Pour Fernand Braudel, l'Europe, ayant assimilé les connaissances techniques venues d'Extrême-Orient ou du Proche-Orient, soit directement, soit par l'intermédiaire des Arabes, a devancé dès le XVe siècle ses compétiteurs arabes : il faut voir dans cette soudaine avancée de l'Europe, non pas sans doute une supériorité intellectuelle innée, ni même le fait que le christianisme était d'essence moins conservatrice que l'Islam, mais tout simplement le jeu des facteurs naturels (découpage des côtes, favorisant le développement de la marine ; divisions intestines provoquant chez les Européens un esprit constant de lutte et donc de progrès, surtout sur le plan militaire ; enfin et surtout abondance des sources d'énergie - bois, eau et vent - que les pays arabes ne possédaient pas au même degré).

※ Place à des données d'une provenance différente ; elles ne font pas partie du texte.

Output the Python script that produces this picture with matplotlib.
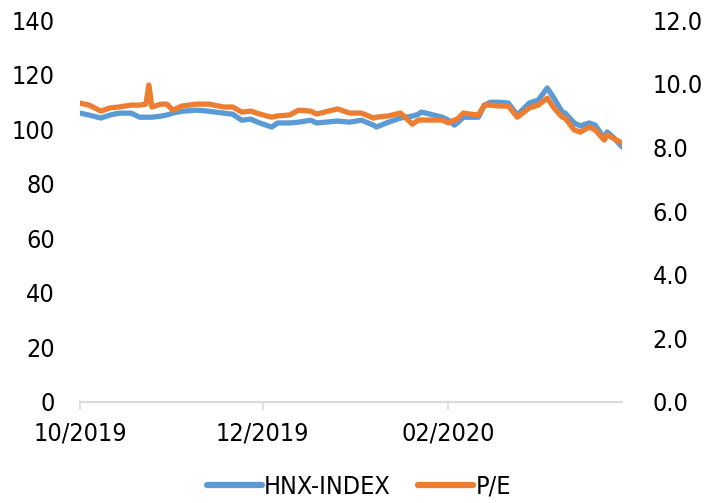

De même l'Extrême-Orient, dont la technique dans la plupart des domaines était plus avancée que celle de l'Europe au XIIe siècle (imprimerie, poudre à canon, utilisation du charbon de terre, métallurgie, etc.), n'a pas progressé depuis lors au même rythme que l'Europe et se trouve également dépassé par elle, sauf dans le domaine technico-artistique, dès le XVIe siècle.
Mystère, a-t-on souvent dit. En fait, il est à supposer que la Chine - véritable Europe, mais plus massive, à l'autre bout du monde, ayant fait son unité très tôt - n'a pas connu les mêmes motifs internes de développement, c'est-à-dire la concurrence de plus en plus acharnée entre elles des petites nations européennes. Elle n'avait pas non plus, comme l'Europe avec l'Islam, des voisins dangereux et évolués.
L'Europe pouvait donc prétendre, à la fin du XVIIIe siècle à une certaine maîtrise du monde. Or, il existe un domaine, répétons-le, où cette maîtrise était considérable et essentielle, c'est le domaine maritime. Par la mer, l'Europe tient le globe comme l'araignée tient les insectes dans sa toile. Ce tissu de routes maritimes est aussi le lien entre les divers continents. Grâce à l'Europe, l'unité du monde était en marche depuis les grandes découvertes.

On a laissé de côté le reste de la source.